### Problem
Exactly repeat the material, dropping only the pictures.

-- Start --

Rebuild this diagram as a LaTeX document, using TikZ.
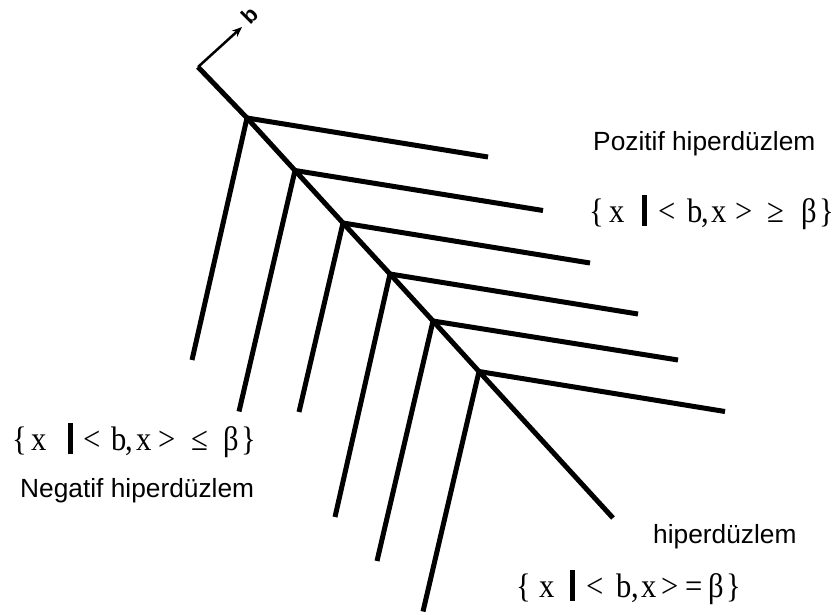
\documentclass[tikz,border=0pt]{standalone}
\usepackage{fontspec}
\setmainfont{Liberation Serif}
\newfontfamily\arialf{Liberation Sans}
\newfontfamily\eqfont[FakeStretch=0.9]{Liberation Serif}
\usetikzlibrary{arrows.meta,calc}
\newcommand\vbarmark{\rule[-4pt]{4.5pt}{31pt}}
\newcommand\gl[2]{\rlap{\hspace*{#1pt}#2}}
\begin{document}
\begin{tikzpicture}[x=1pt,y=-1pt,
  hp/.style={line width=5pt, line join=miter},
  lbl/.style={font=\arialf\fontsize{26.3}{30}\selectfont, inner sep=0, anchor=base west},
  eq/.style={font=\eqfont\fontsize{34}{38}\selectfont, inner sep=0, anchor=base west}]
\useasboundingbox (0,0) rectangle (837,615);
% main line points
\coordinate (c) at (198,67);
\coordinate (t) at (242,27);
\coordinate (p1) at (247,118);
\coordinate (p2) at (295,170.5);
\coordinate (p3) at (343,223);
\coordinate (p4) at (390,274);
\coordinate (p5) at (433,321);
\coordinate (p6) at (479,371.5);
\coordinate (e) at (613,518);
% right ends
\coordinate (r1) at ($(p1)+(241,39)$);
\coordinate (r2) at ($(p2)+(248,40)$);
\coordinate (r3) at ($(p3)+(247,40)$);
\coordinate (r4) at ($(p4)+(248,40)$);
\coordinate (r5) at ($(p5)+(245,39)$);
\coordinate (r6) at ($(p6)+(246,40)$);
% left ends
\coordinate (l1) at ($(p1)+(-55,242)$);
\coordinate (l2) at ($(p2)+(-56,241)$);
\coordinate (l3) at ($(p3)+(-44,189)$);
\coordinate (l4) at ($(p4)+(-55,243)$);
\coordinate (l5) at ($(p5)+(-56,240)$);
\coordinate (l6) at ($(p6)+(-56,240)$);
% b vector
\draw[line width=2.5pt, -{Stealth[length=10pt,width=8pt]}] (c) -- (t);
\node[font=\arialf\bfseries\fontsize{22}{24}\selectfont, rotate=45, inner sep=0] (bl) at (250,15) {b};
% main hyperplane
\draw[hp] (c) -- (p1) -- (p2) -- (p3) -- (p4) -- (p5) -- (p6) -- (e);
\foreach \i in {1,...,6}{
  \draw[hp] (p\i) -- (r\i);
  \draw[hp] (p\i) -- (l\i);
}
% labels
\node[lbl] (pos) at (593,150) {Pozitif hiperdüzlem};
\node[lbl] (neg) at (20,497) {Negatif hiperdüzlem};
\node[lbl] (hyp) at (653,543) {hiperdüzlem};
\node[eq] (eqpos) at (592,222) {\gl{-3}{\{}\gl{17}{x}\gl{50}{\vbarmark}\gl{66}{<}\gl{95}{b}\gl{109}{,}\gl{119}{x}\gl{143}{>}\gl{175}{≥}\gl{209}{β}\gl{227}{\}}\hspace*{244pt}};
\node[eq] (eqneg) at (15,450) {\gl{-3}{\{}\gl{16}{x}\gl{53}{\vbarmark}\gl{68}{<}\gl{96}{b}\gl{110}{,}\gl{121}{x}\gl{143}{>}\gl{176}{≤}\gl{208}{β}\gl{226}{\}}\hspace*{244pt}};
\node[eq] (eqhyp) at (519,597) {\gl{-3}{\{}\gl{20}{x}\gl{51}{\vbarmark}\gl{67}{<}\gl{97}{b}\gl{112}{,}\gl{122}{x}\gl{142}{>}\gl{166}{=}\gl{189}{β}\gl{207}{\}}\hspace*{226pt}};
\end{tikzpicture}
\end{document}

-- End --

### Complete answer
Rebuild this diagram as a LaTeX document, using TikZ.
\documentclass[tikz,border=0pt]{standalone}
\usepackage{fontspec}
\setmainfont{Liberation Serif}
\newfontfamily\arialf{Liberation Sans}
\newfontfamily\eqfont[FakeStretch=0.9]{Liberation Serif}
\usetikzlibrary{arrows.meta,calc}
\newcommand\vbarmark{\rule[-4pt]{4.5pt}{31pt}}
\newcommand\gl[2]{\rlap{\hspace*{#1pt}#2}}
\begin{document}
\begin{tikzpicture}[x=1pt,y=-1pt,
  hp/.style={line width=5pt, line join=miter},
  lbl/.style={font=\arialf\fontsize{26.3}{30}\selectfont, inner sep=0, anchor=base west},
  eq/.style={font=\eqfont\fontsize{34}{38}\selectfont, inner sep=0, anchor=base west}]
\useasboundingbox (0,0) rectangle (837,615);
% main line points
\coordinate (c) at (198,67);
\coordinate (t) at (242,27);
\coordinate (p1) at (247,118);
\coordinate (p2) at (295,170.5);
\coordinate (p3) at (343,223);
\coordinate (p4) at (390,274);
\coordinate (p5) at (433,321);
\coordinate (p6) at (479,371.5);
\coordinate (e) at (613,518);
% right ends
\coordinate (r1) at ($(p1)+(241,39)$);
\coordinate (r2) at ($(p2)+(248,40)$);
\coordinate (r3) at ($(p3)+(247,40)$);
\coordinate (r4) at ($(p4)+(248,40)$);
\coordinate (r5) at ($(p5)+(245,39)$);
\coordinate (r6) at ($(p6)+(246,40)$);
% left ends
\coordinate (l1) at ($(p1)+(-55,242)$);
\coordinate (l2) at ($(p2)+(-56,241)$);
\coordinate (l3) at ($(p3)+(-44,189)$);
\coordinate (l4) at ($(p4)+(-55,243)$);
\coordinate (l5) at ($(p5)+(-56,240)$);
\coordinate (l6) at ($(p6)+(-56,240)$);
% b vector
\draw[line width=2.5pt, -{Stealth[length=10pt,width=8pt]}] (c) -- (t);
\node[font=\arialf\bfseries\fontsize{22}{24}\selectfont, rotate=45, inner sep=0] (bl) at (250,15) {b};
% main hyperplane
\draw[hp] (c) -- (p1) -- (p2) -- (p3) -- (p4) -- (p5) -- (p6) -- (e);
\foreach \i in {1,...,6}{
  \draw[hp] (p\i) -- (r\i);
  \draw[hp] (p\i) -- (l\i);
}
% labels
\node[lbl] (pos) at (593,150) {Pozitif hiperdüzlem};
\node[lbl] (neg) at (20,497) {Negatif hiperdüzlem};
\node[lbl] (hyp) at (653,543) {hiperdüzlem};
\node[eq] (eqpos) at (592,222) {\gl{-3}{\{}\gl{17}{x}\gl{50}{\vbarmark}\gl{66}{<}\gl{95}{b}\gl{109}{,}\gl{119}{x}\gl{143}{>}\gl{175}{≥}\gl{209}{β}\gl{227}{\}}\hspace*{244pt}};
\node[eq] (eqneg) at (15,450) {\gl{-3}{\{}\gl{16}{x}\gl{53}{\vbarmark}\gl{68}{<}\gl{96}{b}\gl{110}{,}\gl{121}{x}\gl{143}{>}\gl{176}{≤}\gl{208}{β}\gl{226}{\}}\hspace*{244pt}};
\node[eq] (eqhyp) at (519,597) {\gl{-3}{\{}\gl{20}{x}\gl{51}{\vbarmark}\gl{67}{<}\gl{97}{b}\gl{112}{,}\gl{122}{x}\gl{142}{>}\gl{166}{=}\gl{189}{β}\gl{207}{\}}\hspace*{226pt}};
\end{tikzpicture}
\end{document}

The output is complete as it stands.